29 November 2006

East of Suez

I was sitting at the bus-stop in front of Big Pink, drinking a Stroh's beer out of a paper bag and watching the evening commute go by and thinking hard. Another retired senior Naval officer was with me, also with time on his hands. Naturally, the talk turned to China.

"The Chinese are everywhere," I said, "working diligently in their national interest. They are busy as beavers in Africa, offering loans and building infrastructure. With lips pursed, they are silent about the peculiarities and peccadilloes of local government."

My friend nodded, his eyes far away. "They don't lecture about human rights. They just reach for their wallets, and they are building up a long list of favors that must be re-paid someday."

"Perhaps soon," I said.

"They are just as active in Latin America. I don't know what happened to he Monroe Doctrine. Beijing is one of the places that strongman Hugo Chavez visited recently, and he would like to diversify his client base."

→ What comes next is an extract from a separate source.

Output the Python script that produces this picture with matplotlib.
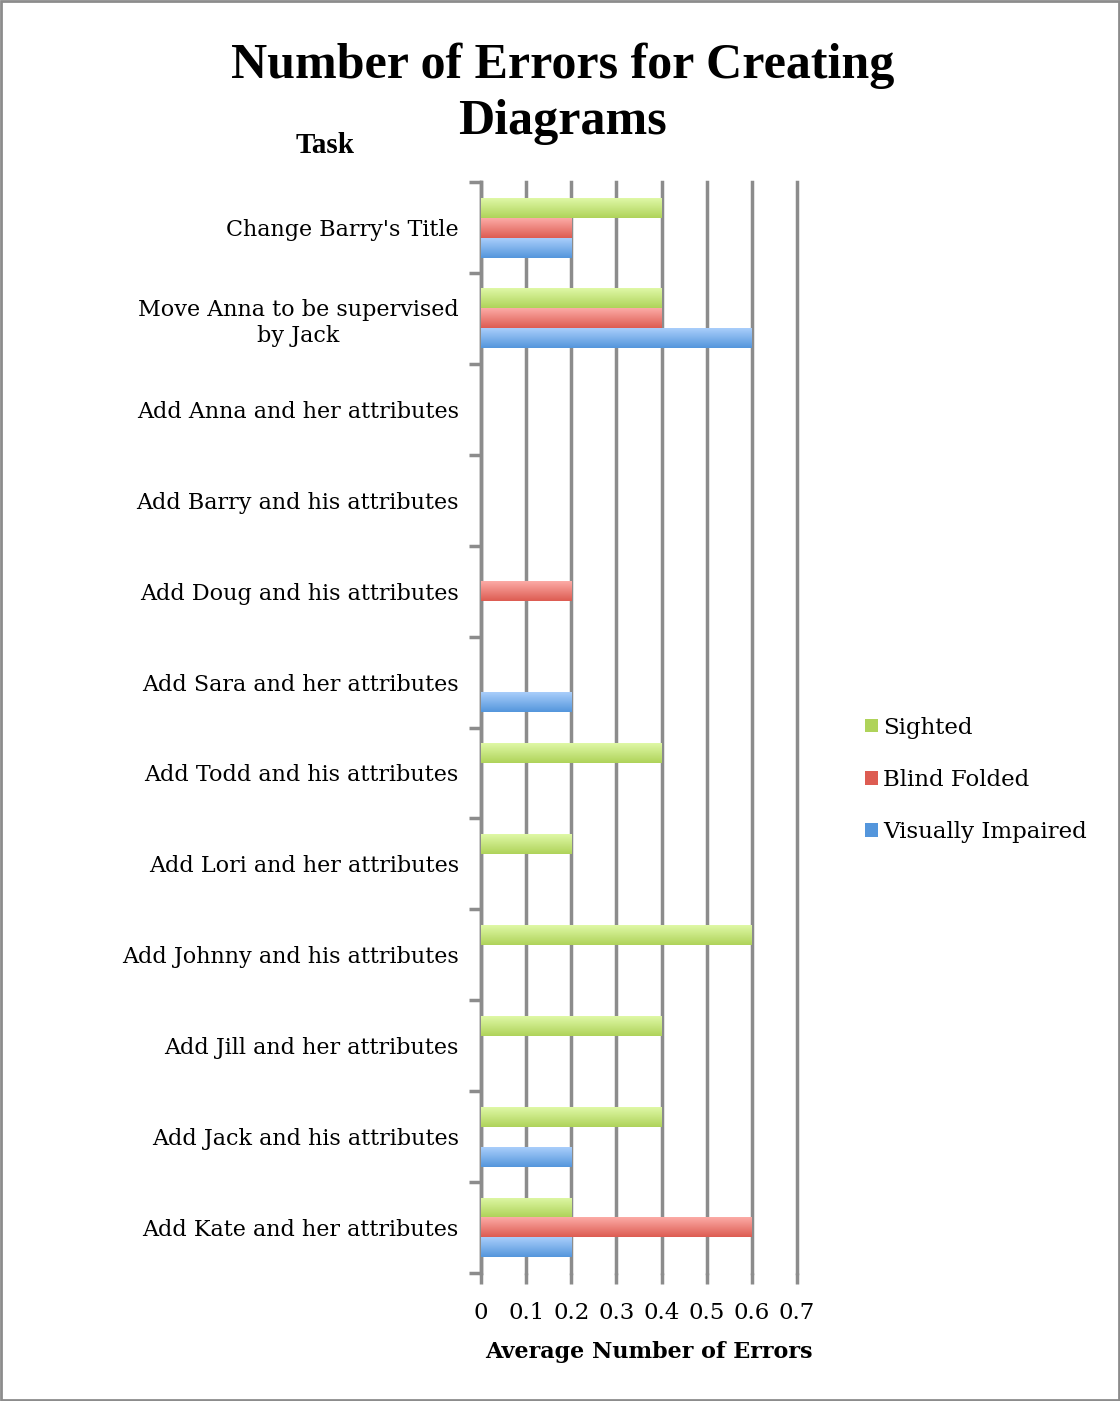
import numpy as np
import matplotlib.pyplot as plt
from matplotlib.patches import Rectangle
from matplotlib.colors import LinearSegmentedColormap

# Datos del gráfico (de arriba hacia abajo)
tareas = ["Change Barry's Title", "Move Anna to be supervised\nby Jack",
          "Add Anna and her attributes", "Add Barry and his attributes",
          "Add Doug and his attributes", "Add Sara and her attributes",
          "Add Todd and his attributes", "Add Lori and her attributes",
          "Add Johnny and his attributes", "Add Jill and her attributes",
          "Add Jack and his attributes", "Add Kate and her attributes"]
sighted = [0.4, 0.4, 0, 0, 0, 0, 0.4, 0.2, 0.6, 0.4, 0.4, 0.2]
blind_folded = [0.2, 0.4, 0, 0, 0.2, 0, 0, 0, 0, 0, 0, 0.6]
visually_impaired = [0.2, 0.6, 0, 0, 0, 0.2, 0, 0, 0, 0, 0.2, 0.2]
xticks = [0, 0.1, 0.2, 0.3, 0.4, 0.5, 0.6, 0.7]

series = [("Sighted", sighted, "#dff8a6", "#afd35a"),
          ("Blind Folded", blind_folded, "#fcaba6", "#dd5c52"),
          ("Visually Impaired", visually_impaired, "#a9cefb", "#5496dc")]

plt.rcParams['font.family'] = ['DejaVu Serif']
gris = '#8c8c8c'

fig = plt.figure(figsize=(11.2, 14.01), dpi=100)
ax = fig.add_axes([0.4295, 0.0914, 0.2821, 0.7786])

n = len(tareas)
y = np.arange(n)
h = 0.22
offsets = [-h, 0, h]  # eje invertido: verde arriba

grad = np.linspace(0, 1, 64).reshape(-1, 1)
for (nombre, vals, c_top, c_bot), off in zip(series, offsets):
    bars = ax.barh(y + off, vals, height=h, color=c_bot, label=nombre, zorder=3,
                   linewidth=0)
    cmap = LinearSegmentedColormap.from_list(nombre, [c_bot, c_top])
    for i, (b, v) in enumerate(zip(bars, vals)):
        if v <= 0:
            continue
        im = ax.imshow(grad, cmap=cmap, aspect='auto', zorder=4,
                       extent=[0, v, y[i] + off + h / 2, y[i] + off - h / 2],
                       origin='lower')
        im.set_clip_path(b)

ax.set_xlim(0, 0.7)
ax.set_ylim(n - 0.5, -0.5)
ax.set_xticks(xticks)
ax.set_xticklabels([f"{t:g}" for t in xticks], fontsize=16.5)
ax.set_yticks(y)
ax.set_yticklabels(tareas, fontsize=16, linespacing=1.25)
for lab in ax.get_yticklabels():
    lab.set_multialignment('center')
ax.tick_params(axis='y', length=0, pad=16)
ax.tick_params(axis='x', length=8, width=2.5, color=gris, pad=13)
ax.set_yticks(np.arange(n + 1) - 0.5, minor=True)
ax.tick_params(axis='y', which='minor', length=9, width=2.5, color=gris)
ax.grid(axis='x', color=gris, linewidth=2.5, zorder=0)
for gl in ax.get_xgridlines():
    gl.set_clip_on(False)
ax.set_axisbelow(True)
for s in ['top', 'right', 'bottom']:
    ax.spines[s].set_visible(False)
ax.spines['left'].set_color(gris)
ax.spines['left'].set_linewidth(2.5)

ax.set_xlabel("Average Number of Errors", fontsize=16, fontweight='bold')
ax.xaxis.set_label_coords(0.53, -0.062)
fig.text(0.29, 0.896, "Task", fontsize=21, fontweight='bold', ha='center',
         va='center', family='Liberation Serif')
fig.text(0.502, 0.953, "Number of Errors for Creating", fontsize=36,
         fontweight='bold', ha='center', va='center', family='Liberation Serif')
fig.text(0.502, 0.913, "Diagrams", fontsize=36,
         fontweight='bold', ha='center', va='center', family='Liberation Serif')

leg = ax.legend(loc='center left', bbox_to_anchor=(1.15, 0.452), frameon=False,
                fontsize=16.5, handlelength=0.55, handleheight=0.55,
                handletextpad=0.25, labelspacing=1.32)

fig.patches.append(Rectangle((0.001, 0.001), 0.998, 0.998, transform=fig.transFigure,
                             fill=False, edgecolor=gris, linewidth=2))

fig.savefig("out.png", dpi=100)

I nodded, saying America is more than a little like Gulliver, with the Lilliputians all around making a new friend, and wondering when it will be time to throw their tiny ropes around a sleeping colossus. Or maybe it is an emerging strategy of containment very much like the one that George Kennan proposed to provide a bulwark against the Soviets in 1948.

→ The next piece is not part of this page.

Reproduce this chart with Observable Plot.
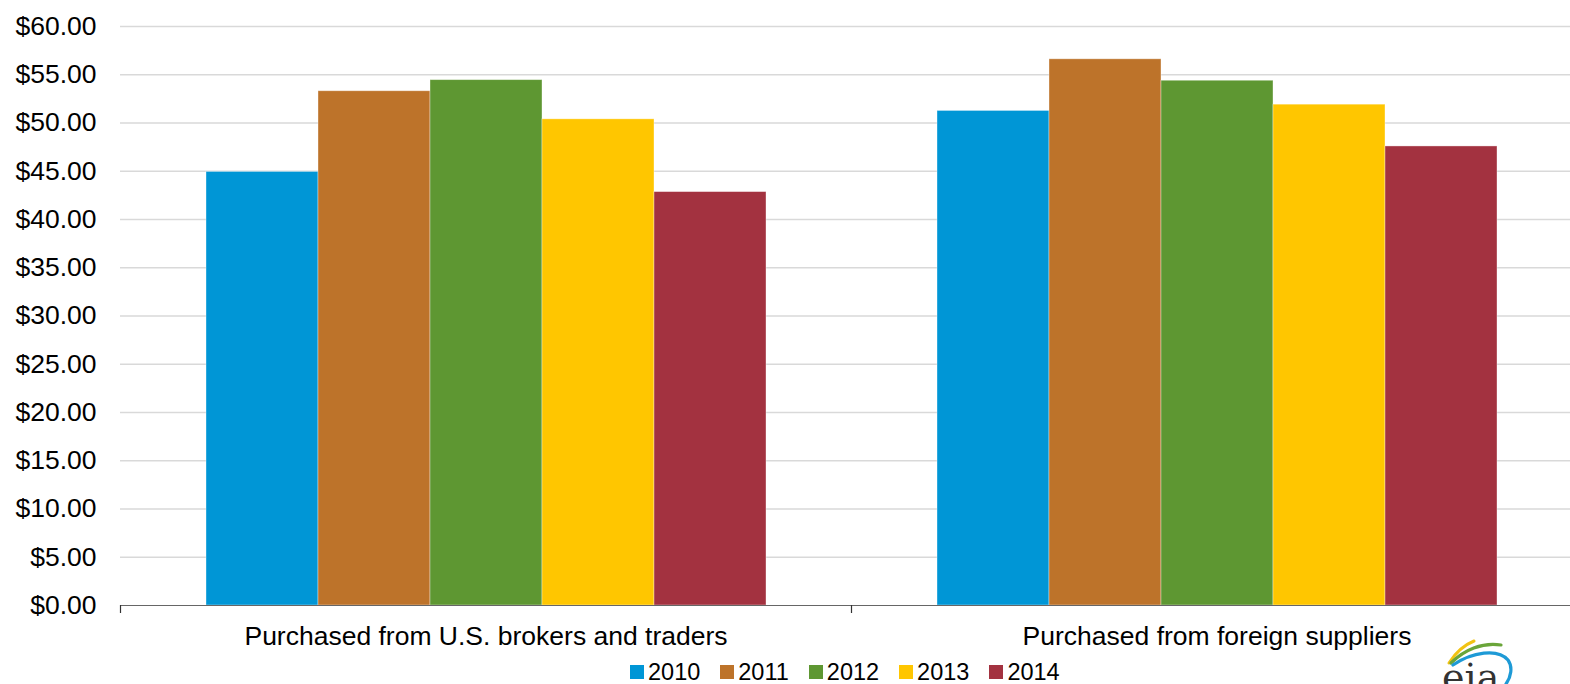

The Soviets were not so foolish as to allow the Americans to hold their national debt, though. They were quite diligent about managing their overseas debt, right up to the end.

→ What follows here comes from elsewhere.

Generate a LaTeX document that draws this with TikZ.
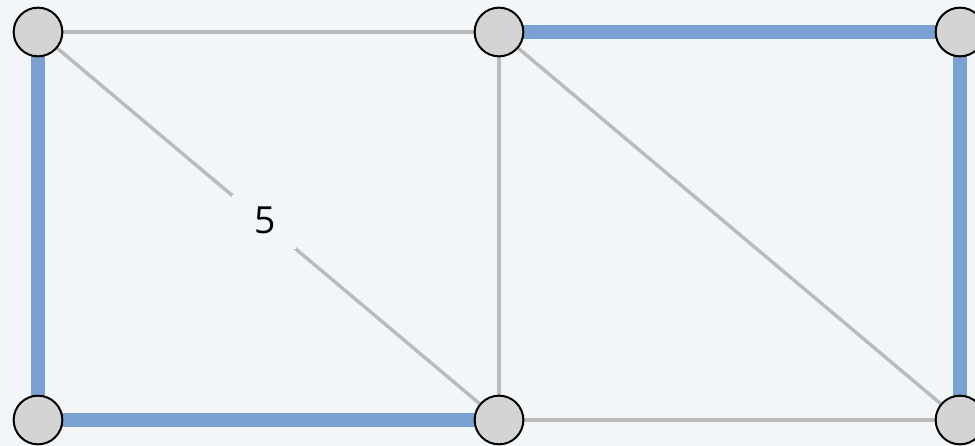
\documentclass[tikz,border=0pt]{standalone}
\usepackage{fontspec}
\setmainfont{Open Sans}
\pgfdeclarelayer{bglayer}
\pgfdeclarelayer{edgelayer}
\pgfsetlayers{bglayer,edgelayer,main}
\definecolor{bgcol}{HTML}{F3F6F9}
\definecolor{nodefill}{HTML}{D4D4D4}
\definecolor{bluecol}{HTML}{7BA0D2}
\definecolor{graycol}{HTML}{BBBBBB}
\tikzset{
  vert/.style={circle, draw=black, line width=1.5pt, fill=nodefill, minimum size=36.5pt, inner sep=0pt},
  grayedge/.style={draw=graycol, line width=2.6pt},
  blueedge/.style={draw=bluecol, line width=10pt},
  wlabel/.style={fill=bgcol, minimum width=48pt, minimum height=40pt, inner sep=0pt, font=\fontsize{28}{34}\selectfont}
}
\begin{document}
\begin{tikzpicture}[x=0.75pt, y=-0.75pt]
\begin{pgfonlayer}{bglayer}
\fill[bgcol] (0,0) rectangle (975,446);
\end{pgfonlayer}
\useasboundingbox (0,0) rectangle (975,446);
\node[vert] (tl) at (38,32) {};
\node[vert] (tm) at (499,32) {};
\node[vert] (tr) at (960,32) {};
\node[vert] (bl) at (38,420) {};
\node[vert] (bm) at (499,420) {};
\node[vert] (br) at (960,420) {};
\begin{pgfonlayer}{edgelayer}
\draw[grayedge] (tl.center) -- (tm.center);
\draw[grayedge] (tm.center) -- (bm.center);
\draw[grayedge] (tm.center) -- (br.center);
\draw[grayedge] (bm.center) -- (br.center);
\draw[grayedge] (tl.center) -- node[wlabel, pos=0.49] (w) {\raisebox{3pt}{\hspace{1.5pt}5}} (bm.center);
\draw[blueedge] (tl.center) -- (bl.center);
\draw[blueedge] (bl.center) -- (bm.center);
\draw[blueedge] (tm.center) -- (tr.center);
\draw[blueedge] (tr.center) -- (br.center);
\end{pgfonlayer}
\end{tikzpicture}
\end{document}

That is the most wondrous thing about Uncle Sam's deficit spending. The Chinese are not the largest holders of treasury notes. That position is held by last year's menace, the Japanese. Still, the Chinese are at number two, holding the equivalent of the annual Pentagon budget in their coffers.

The announcement last week that they were going to modify their holdings to better reflect global currencies sent a shudder through the market, and reminded me how fragile this edifice is.

"I am no China hater, nor a xenophobe," said my friend. "I am amazed and cheered by the fact that a proud people have pulled themselves up by their bootstraps. This is not quite what we wanted when we became so entwined in their affairs- the open door, Dr. Sun Yat-Sen and our old buddy Chaing Kai-Check, but we said that we wanted them to be happy, and apparently they are."

Traffic was awful, and I was glad I was not in it. I warmed to the subject like the beer in its paper bag. "It is all a matter of self-interest. I don't blame them for stealing us blind, either That is what my trade was about, after all, stealing other people's secrets. The Justice Department just announced another indictment, charging an Indian-born US citizen named Noshir S. Gowadia with selling the details of the B-2 Stealth Bomber's engine exhaust system."

"The Chinese want it to incorporate into a new version of a cruise missile less susceptible to heat-seeking missiles. Why develop it yourself if you can steal it?"

"Well, shoot. With their massive military build-up, it brings in question the role of the US in Asia, and what it might be in the future."

My friend leaned forward. "So do we ride to the defense of Taiwan? The supply-line challenge is so staggering that it boggles the mind. Suppose it has some resolution sort of invasion, and they ask us to go away. What then?"

We watched the bus-people get on and off their means of conveyance, and talked about how the other pivot-points of Japan and the Koreas change the axis of the turning globe.

"ADM Arleigh Burke had the vision," said my friend, taking a sip of his lukewarm beer. "He charted the course of the Navy in the nuclear age and gave us the Big-Deck super carriers and the ballistic missile submarines. The pygmies that run the Department these days have more Admirals than ships, and they are not interested in where we came from. They are afraid of a future in which there are not enough ships to perform the manifold global missions of the empire."

"Right on," I said. "It reminds me of the "East of Suez" declaration of Her Majesty's government back in 1968. There was one of those  grim Defense White Paper that compared resources and options. No Royal Navy presence east of Suez was the verdict, and that left a vacuum only the US could fill."

"Then we could," said my friend. "When we pull out, or are asked to leave, Japan , we will have come full round to the end of the American Century. Henry Luce came out of China to America to proclaim it, and so it seems completely appropriate that the end should be coming from there, too."

"Shoot," I said, putting my empty beer bottle with the others. I lit up a Lucky and watched the traffic snarl. "I guess the only thing to do is give the Japanese our left-over nuclear weapons, and let them finish sorting out the Greater East Asia Co-prosperity Sphere on their own."

"It doesn't have to be this way. I wonder why they are asleep at the switch downtown?"

"I don't know. It is not like anyone is keeping it a big secret. But even if it is over, you have to admit it was a pretty good run."

"You're right. But who would have figured the American Century would turn out to be measured in internet years?"